We incorporate the conditional value-at-risk (CVaR) quantity into a generalized class of Pickands estimators. By introducing CVaR, the newly developed estimators not only retain the desirable properties of consistency, location, and scale invariance inherent to Pickands estimators, but also achieve a reduction in mean squared error (MSE). To address the issue of sensitivity to the choice of the number of top order statistics used for the estimation, and ensure robust estimation, which are crucial in practice, we first propose a beta measure, which is a modified beta density function, to smooth the estimator. Then, we develop an algorithm to approximate the asymptotic mean squared error (AMSE) and determine the optimal beta measure that minimizes AMSE. A simulation study involving a wide range of distributions shows that our estimators have good and highly stable finite-sample performance and compare favorably with the other estimators.

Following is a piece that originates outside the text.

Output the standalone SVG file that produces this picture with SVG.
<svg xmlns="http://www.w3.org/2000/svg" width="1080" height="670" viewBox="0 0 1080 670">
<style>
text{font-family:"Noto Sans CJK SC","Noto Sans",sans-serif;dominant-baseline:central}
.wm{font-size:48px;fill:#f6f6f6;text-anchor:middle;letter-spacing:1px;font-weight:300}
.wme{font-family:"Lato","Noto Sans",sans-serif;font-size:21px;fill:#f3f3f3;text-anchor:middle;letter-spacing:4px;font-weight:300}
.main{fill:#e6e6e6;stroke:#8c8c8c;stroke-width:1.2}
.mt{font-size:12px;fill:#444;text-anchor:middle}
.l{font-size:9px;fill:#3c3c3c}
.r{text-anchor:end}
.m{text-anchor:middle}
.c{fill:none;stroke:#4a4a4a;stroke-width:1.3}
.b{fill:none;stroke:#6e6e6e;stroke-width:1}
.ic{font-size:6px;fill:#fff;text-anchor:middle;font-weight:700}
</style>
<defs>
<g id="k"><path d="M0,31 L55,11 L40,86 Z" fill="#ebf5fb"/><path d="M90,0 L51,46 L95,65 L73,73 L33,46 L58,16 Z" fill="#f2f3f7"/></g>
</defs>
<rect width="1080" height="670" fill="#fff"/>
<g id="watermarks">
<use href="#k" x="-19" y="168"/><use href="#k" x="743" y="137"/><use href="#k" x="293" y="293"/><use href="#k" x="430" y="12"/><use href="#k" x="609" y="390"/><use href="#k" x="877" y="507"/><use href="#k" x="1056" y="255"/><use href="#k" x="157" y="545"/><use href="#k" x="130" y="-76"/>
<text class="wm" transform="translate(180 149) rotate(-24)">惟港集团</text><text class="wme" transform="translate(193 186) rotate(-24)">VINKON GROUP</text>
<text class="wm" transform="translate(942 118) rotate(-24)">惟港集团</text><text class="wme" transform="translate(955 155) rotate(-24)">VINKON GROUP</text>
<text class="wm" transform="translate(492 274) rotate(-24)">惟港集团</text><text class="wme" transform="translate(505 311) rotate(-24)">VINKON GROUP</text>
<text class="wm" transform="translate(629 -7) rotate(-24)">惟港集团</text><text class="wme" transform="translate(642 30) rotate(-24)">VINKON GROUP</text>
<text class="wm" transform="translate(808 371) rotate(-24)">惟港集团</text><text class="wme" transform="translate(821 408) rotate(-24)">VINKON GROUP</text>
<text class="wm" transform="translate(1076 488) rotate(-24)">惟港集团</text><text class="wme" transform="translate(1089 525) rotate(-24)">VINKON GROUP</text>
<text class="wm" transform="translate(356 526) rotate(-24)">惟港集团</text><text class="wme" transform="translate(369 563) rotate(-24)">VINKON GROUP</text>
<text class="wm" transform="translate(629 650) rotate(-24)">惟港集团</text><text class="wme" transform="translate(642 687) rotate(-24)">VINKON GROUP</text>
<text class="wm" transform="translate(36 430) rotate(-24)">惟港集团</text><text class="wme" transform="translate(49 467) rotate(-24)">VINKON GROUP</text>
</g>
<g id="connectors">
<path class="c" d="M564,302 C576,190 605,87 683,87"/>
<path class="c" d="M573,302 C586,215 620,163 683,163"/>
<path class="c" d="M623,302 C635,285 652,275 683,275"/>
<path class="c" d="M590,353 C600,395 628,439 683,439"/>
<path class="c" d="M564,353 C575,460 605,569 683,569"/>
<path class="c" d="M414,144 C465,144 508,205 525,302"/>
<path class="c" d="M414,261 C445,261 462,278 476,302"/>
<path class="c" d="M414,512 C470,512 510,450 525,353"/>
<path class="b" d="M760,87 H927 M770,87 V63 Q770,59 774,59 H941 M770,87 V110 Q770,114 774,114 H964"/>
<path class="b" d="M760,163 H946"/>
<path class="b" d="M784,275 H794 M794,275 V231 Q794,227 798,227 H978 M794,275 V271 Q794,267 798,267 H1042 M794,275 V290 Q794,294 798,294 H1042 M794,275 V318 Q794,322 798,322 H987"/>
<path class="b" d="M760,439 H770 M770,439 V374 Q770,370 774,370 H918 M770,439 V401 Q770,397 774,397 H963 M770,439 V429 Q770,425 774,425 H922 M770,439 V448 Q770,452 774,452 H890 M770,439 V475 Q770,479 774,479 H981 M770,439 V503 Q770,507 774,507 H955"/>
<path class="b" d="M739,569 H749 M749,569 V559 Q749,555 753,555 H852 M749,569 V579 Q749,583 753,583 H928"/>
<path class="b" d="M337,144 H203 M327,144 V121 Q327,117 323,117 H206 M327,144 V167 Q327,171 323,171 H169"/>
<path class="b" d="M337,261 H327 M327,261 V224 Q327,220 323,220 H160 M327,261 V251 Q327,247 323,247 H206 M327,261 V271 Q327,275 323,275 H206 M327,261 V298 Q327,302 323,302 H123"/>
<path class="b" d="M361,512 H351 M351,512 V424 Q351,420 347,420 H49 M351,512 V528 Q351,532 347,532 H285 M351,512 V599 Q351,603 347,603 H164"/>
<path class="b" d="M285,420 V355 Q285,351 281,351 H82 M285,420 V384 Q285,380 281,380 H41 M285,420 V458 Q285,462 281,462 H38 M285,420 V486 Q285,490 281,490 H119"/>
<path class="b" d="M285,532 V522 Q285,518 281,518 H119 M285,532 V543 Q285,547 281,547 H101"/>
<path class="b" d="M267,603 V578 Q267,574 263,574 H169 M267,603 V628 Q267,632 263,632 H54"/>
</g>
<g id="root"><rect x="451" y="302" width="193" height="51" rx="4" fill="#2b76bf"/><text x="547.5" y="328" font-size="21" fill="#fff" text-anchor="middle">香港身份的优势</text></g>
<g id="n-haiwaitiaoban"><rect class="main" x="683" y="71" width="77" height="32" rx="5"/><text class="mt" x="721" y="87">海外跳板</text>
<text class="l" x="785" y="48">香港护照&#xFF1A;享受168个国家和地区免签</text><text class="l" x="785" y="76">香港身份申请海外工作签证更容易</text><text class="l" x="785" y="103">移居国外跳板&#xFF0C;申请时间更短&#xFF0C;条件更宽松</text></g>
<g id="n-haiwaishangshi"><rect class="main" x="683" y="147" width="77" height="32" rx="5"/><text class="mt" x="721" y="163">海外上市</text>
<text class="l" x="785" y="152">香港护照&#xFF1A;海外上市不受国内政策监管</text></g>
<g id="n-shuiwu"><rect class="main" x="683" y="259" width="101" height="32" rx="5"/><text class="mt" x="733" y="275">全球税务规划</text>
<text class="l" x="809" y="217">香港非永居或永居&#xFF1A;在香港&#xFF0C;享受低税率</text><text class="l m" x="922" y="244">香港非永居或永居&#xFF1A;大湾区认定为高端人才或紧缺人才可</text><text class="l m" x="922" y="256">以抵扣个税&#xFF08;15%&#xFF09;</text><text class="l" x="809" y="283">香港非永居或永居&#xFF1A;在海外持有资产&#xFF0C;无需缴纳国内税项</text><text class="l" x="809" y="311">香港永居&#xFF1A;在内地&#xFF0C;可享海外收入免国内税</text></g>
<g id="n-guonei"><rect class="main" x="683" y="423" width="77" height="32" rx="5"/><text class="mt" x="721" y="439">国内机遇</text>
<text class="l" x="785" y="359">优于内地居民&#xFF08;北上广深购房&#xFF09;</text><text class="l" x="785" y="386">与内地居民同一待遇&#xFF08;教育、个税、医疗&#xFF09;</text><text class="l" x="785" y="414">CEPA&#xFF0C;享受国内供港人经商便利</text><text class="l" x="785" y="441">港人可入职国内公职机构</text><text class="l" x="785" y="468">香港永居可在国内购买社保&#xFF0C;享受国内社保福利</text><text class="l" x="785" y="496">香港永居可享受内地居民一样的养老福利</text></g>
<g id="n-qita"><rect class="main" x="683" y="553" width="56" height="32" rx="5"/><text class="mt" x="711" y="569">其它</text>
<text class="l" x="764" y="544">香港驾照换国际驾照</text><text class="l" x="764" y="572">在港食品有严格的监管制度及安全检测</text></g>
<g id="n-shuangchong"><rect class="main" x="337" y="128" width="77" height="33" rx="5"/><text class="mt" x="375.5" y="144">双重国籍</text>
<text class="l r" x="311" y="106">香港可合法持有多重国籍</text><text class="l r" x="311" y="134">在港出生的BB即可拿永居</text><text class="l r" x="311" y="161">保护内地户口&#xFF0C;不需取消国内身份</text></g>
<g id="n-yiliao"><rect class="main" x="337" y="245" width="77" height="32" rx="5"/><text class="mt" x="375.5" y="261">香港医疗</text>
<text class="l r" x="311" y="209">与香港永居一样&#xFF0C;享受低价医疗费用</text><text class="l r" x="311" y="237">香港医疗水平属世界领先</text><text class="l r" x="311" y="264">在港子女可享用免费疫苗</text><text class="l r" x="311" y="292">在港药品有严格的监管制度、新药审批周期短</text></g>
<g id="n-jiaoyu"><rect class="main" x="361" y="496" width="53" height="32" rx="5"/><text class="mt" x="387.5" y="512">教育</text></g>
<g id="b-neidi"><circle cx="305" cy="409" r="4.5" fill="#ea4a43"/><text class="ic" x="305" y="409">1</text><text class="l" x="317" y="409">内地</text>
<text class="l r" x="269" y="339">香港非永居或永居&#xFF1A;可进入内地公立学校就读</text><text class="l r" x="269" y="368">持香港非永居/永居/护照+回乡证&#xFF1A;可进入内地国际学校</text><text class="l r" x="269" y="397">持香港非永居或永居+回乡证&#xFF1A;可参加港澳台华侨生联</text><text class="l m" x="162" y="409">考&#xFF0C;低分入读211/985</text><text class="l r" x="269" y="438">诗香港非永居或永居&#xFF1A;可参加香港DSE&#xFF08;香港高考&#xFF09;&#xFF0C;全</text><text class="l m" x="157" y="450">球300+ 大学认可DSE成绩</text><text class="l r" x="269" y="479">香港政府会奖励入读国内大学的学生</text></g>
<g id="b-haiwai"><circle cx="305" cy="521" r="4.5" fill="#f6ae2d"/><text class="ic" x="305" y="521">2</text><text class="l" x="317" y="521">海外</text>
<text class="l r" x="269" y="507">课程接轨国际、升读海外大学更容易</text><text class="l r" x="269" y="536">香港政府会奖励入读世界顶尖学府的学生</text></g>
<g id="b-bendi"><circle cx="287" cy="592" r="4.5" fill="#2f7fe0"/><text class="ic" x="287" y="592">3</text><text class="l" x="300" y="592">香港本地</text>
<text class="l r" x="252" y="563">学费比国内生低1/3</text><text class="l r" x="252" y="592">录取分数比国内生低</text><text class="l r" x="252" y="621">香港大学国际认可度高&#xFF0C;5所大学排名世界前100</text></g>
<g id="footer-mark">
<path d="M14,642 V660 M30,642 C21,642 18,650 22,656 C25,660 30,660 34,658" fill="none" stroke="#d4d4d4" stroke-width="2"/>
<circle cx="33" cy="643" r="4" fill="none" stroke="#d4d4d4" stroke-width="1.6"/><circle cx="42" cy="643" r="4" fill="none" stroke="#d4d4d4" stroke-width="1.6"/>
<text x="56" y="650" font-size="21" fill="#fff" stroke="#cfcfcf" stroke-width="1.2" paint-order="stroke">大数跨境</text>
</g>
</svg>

翻译：本文将条件风险价值（CVaR）量纳入广义Pickands估计量类中。通过引入CVaR，新开发的估计量不仅保留了Pickands估计量固有的相合性、位置与尺度不变性等优良性质，还实现了均方误差（MSE）的降低。为解决估计过程对所用顶端次序统计量个数选择的敏感性问题，并确保实际应用中至关重要的稳健估计，我们首先提出一种贝塔测度——即修正的贝塔密度函数——以平滑估计量。随后，我们开发了一种算法来近似渐近均方误差（AMSE），并确定使AMSE最小化的最优贝塔测度。涵盖广泛分布的模拟研究表明，我们的估计量具有良好的、高度稳定的有限样本性能，并优于其他估计量。